▸ **WHAT YOU WILL DO**
The data below should be restated word for word, with every picture omitted.

(Saved entries)
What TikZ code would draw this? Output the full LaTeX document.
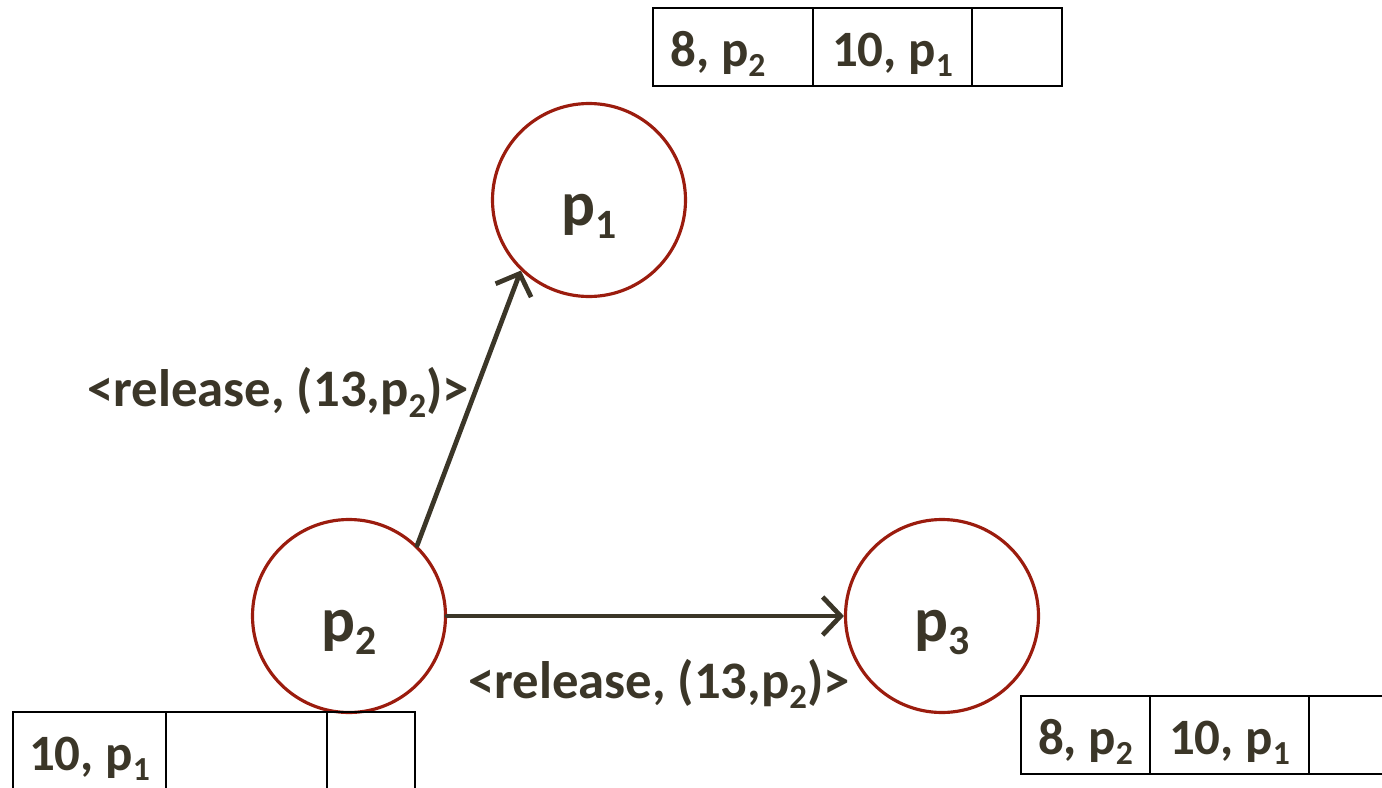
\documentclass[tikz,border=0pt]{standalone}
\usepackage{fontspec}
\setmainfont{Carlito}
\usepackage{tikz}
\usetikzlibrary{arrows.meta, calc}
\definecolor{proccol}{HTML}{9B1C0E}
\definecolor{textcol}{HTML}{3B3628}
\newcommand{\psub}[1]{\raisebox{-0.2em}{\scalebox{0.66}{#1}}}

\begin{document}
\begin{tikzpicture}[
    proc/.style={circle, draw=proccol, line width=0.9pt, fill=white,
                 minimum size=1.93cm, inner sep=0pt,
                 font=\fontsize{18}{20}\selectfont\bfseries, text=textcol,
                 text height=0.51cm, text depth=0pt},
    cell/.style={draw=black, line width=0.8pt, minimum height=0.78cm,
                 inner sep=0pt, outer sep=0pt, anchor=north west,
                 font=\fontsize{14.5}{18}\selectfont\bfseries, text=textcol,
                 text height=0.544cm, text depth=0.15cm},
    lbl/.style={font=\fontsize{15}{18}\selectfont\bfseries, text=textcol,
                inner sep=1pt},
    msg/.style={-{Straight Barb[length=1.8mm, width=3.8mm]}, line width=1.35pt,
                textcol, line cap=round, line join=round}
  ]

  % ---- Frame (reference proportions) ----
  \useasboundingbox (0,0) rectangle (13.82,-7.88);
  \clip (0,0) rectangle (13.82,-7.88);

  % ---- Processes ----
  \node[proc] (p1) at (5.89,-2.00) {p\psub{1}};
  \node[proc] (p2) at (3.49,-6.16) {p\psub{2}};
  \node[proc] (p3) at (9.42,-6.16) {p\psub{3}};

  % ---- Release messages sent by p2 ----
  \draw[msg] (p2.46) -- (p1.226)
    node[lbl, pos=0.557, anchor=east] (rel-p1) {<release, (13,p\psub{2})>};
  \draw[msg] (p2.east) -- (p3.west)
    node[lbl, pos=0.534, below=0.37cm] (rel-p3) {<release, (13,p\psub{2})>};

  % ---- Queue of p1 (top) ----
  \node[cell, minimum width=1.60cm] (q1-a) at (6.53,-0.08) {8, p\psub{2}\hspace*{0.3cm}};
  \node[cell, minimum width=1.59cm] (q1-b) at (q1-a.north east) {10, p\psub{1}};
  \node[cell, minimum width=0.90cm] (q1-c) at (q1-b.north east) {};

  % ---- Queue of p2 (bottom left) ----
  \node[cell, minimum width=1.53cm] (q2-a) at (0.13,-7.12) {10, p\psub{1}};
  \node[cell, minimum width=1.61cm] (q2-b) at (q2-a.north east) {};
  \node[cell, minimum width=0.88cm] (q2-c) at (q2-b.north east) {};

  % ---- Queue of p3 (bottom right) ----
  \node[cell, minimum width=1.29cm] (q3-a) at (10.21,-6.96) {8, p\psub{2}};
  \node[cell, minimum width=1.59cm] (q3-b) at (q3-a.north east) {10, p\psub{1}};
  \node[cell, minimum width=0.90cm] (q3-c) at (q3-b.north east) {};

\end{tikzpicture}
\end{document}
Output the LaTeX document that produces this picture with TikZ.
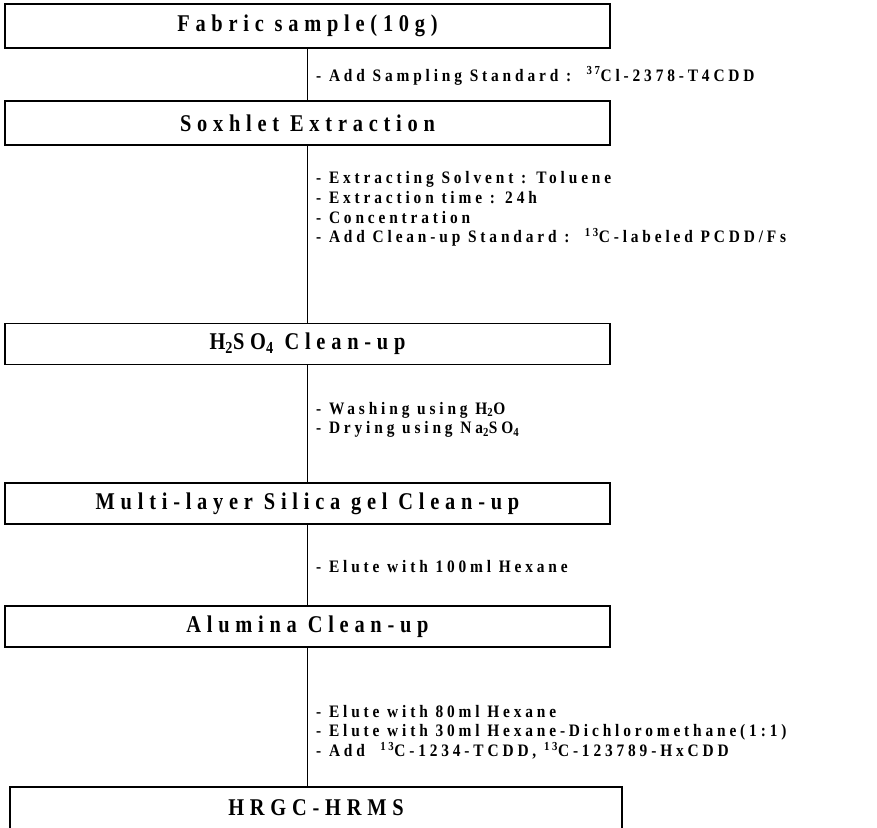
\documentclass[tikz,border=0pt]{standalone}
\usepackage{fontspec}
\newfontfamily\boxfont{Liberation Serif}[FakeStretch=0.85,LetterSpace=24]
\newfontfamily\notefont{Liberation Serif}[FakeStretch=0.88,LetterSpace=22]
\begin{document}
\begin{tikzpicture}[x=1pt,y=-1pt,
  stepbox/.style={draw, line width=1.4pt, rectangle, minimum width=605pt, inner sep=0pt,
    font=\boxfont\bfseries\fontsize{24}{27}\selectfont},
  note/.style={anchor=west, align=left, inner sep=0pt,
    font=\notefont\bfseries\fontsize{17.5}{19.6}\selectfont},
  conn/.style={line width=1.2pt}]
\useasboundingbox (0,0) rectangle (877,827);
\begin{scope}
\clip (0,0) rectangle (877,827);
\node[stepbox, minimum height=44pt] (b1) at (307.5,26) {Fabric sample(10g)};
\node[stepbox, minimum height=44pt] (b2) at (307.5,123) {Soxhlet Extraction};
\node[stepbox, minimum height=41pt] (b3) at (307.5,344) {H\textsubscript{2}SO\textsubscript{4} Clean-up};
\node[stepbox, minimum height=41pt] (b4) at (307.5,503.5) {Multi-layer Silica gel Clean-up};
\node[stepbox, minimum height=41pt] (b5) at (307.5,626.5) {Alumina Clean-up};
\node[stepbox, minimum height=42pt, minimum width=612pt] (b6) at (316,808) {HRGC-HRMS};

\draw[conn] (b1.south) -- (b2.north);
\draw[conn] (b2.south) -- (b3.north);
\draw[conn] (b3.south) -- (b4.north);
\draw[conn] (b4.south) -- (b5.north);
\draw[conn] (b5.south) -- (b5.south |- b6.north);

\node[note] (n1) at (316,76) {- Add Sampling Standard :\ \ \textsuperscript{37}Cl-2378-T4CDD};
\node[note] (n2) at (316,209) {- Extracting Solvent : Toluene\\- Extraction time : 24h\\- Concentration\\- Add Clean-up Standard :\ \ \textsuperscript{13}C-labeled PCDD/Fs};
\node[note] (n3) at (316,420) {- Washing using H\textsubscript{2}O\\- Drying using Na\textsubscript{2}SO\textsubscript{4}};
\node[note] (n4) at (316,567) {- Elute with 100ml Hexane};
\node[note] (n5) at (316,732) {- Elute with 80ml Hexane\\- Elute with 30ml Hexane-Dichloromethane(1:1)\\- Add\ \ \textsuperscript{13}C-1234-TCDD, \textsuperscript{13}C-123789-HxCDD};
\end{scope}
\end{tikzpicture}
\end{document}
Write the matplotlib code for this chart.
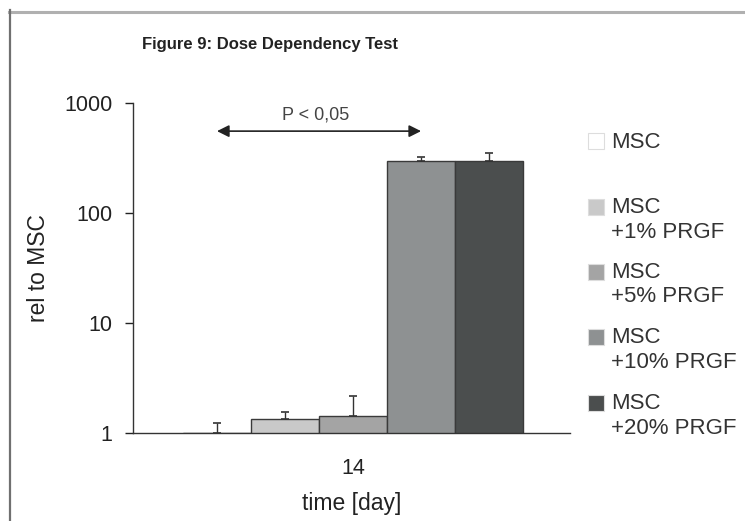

▸ **ANSWER**
What TikZ code would draw this? Output the full LaTeX document.
\documentclass[tikz,border=0pt]{standalone}
\usepackage{fontspec}
\setmainfont{Carlito}
\usepackage{tikz}
\usetikzlibrary{arrows.meta, calc}
\definecolor{proccol}{HTML}{9B1C0E}
\definecolor{textcol}{HTML}{3B3628}
\newcommand{\psub}[1]{\raisebox{-0.2em}{\scalebox{0.66}{#1}}}

\begin{document}
\begin{tikzpicture}[
    proc/.style={circle, draw=proccol, line width=0.9pt, fill=white,
                 minimum size=1.93cm, inner sep=0pt,
                 font=\fontsize{18}{20}\selectfont\bfseries, text=textcol,
                 text height=0.51cm, text depth=0pt},
    cell/.style={draw=black, line width=0.8pt, minimum height=0.78cm,
                 inner sep=0pt, outer sep=0pt, anchor=north west,
                 font=\fontsize{14.5}{18}\selectfont\bfseries, text=textcol,
                 text height=0.544cm, text depth=0.15cm},
    lbl/.style={font=\fontsize{15}{18}\selectfont\bfseries, text=textcol,
                inner sep=1pt},
    msg/.style={-{Straight Barb[length=1.8mm, width=3.8mm]}, line width=1.35pt,
                textcol, line cap=round, line join=round}
  ]

  % ---- Frame (reference proportions) ----
  \useasboundingbox (0,0) rectangle (13.82,-7.88);
  \clip (0,0) rectangle (13.82,-7.88);

  % ---- Processes ----
  \node[proc] (p1) at (5.89,-2.00) {p\psub{1}};
  \node[proc] (p2) at (3.49,-6.16) {p\psub{2}};
  \node[proc] (p3) at (9.42,-6.16) {p\psub{3}};

  % ---- Release messages sent by p2 ----
  \draw[msg] (p2.46) -- (p1.226)
    node[lbl, pos=0.557, anchor=east] (rel-p1) {<release, (13,p\psub{2})>};
  \draw[msg] (p2.east) -- (p3.west)
    node[lbl, pos=0.534, below=0.37cm] (rel-p3) {<release, (13,p\psub{2})>};

  % ---- Queue of p1 (top) ----
  \node[cell, minimum width=1.60cm] (q1-a) at (6.53,-0.08) {8, p\psub{2}\hspace*{0.3cm}};
  \node[cell, minimum width=1.59cm] (q1-b) at (q1-a.north east) {10, p\psub{1}};
  \node[cell, minimum width=0.90cm] (q1-c) at (q1-b.north east) {};

  % ---- Queue of p2 (bottom left) ----
  \node[cell, minimum width=1.53cm] (q2-a) at (0.13,-7.12) {10, p\psub{1}};
  \node[cell, minimum width=1.61cm] (q2-b) at (q2-a.north east) {};
  \node[cell, minimum width=0.88cm] (q2-c) at (q2-b.north east) {};

  % ---- Queue of p3 (bottom right) ----
  \node[cell, minimum width=1.29cm] (q3-a) at (10.21,-6.96) {8, p\psub{2}};
  \node[cell, minimum width=1.59cm] (q3-b) at (q3-a.north east) {10, p\psub{1}};
  \node[cell, minimum width=0.90cm] (q3-c) at (q3-b.north east) {};

\end{tikzpicture}
\end{document}
Output the LaTeX document that produces this picture with TikZ.
\documentclass[tikz,border=0pt]{standalone}
\usepackage{fontspec}
\newfontfamily\boxfont{Liberation Serif}[FakeStretch=0.85,LetterSpace=24]
\newfontfamily\notefont{Liberation Serif}[FakeStretch=0.88,LetterSpace=22]
\begin{document}
\begin{tikzpicture}[x=1pt,y=-1pt,
  stepbox/.style={draw, line width=1.4pt, rectangle, minimum width=605pt, inner sep=0pt,
    font=\boxfont\bfseries\fontsize{24}{27}\selectfont},
  note/.style={anchor=west, align=left, inner sep=0pt,
    font=\notefont\bfseries\fontsize{17.5}{19.6}\selectfont},
  conn/.style={line width=1.2pt}]
\useasboundingbox (0,0) rectangle (877,827);
\begin{scope}
\clip (0,0) rectangle (877,827);
\node[stepbox, minimum height=44pt] (b1) at (307.5,26) {Fabric sample(10g)};
\node[stepbox, minimum height=44pt] (b2) at (307.5,123) {Soxhlet Extraction};
\node[stepbox, minimum height=41pt] (b3) at (307.5,344) {H\textsubscript{2}SO\textsubscript{4} Clean-up};
\node[stepbox, minimum height=41pt] (b4) at (307.5,503.5) {Multi-layer Silica gel Clean-up};
\node[stepbox, minimum height=41pt] (b5) at (307.5,626.5) {Alumina Clean-up};
\node[stepbox, minimum height=42pt, minimum width=612pt] (b6) at (316,808) {HRGC-HRMS};

\draw[conn] (b1.south) -- (b2.north);
\draw[conn] (b2.south) -- (b3.north);
\draw[conn] (b3.south) -- (b4.north);
\draw[conn] (b4.south) -- (b5.north);
\draw[conn] (b5.south) -- (b5.south |- b6.north);

\node[note] (n1) at (316,76) {- Add Sampling Standard :\ \ \textsuperscript{37}Cl-2378-T4CDD};
\node[note] (n2) at (316,209) {- Extracting Solvent : Toluene\\- Extraction time : 24h\\- Concentration\\- Add Clean-up Standard :\ \ \textsuperscript{13}C-labeled PCDD/Fs};
\node[note] (n3) at (316,420) {- Washing using H\textsubscript{2}O\\- Drying using Na\textsubscript{2}SO\textsubscript{4}};
\node[note] (n4) at (316,567) {- Elute with 100ml Hexane};
\node[note] (n5) at (316,732) {- Elute with 80ml Hexane\\- Elute with 30ml Hexane-Dichloromethane(1:1)\\- Add\ \ \textsuperscript{13}C-1234-TCDD, \textsuperscript{13}C-123789-HxCDD};
\end{scope}
\end{tikzpicture}
\end{document}
Write the matplotlib code for this chart.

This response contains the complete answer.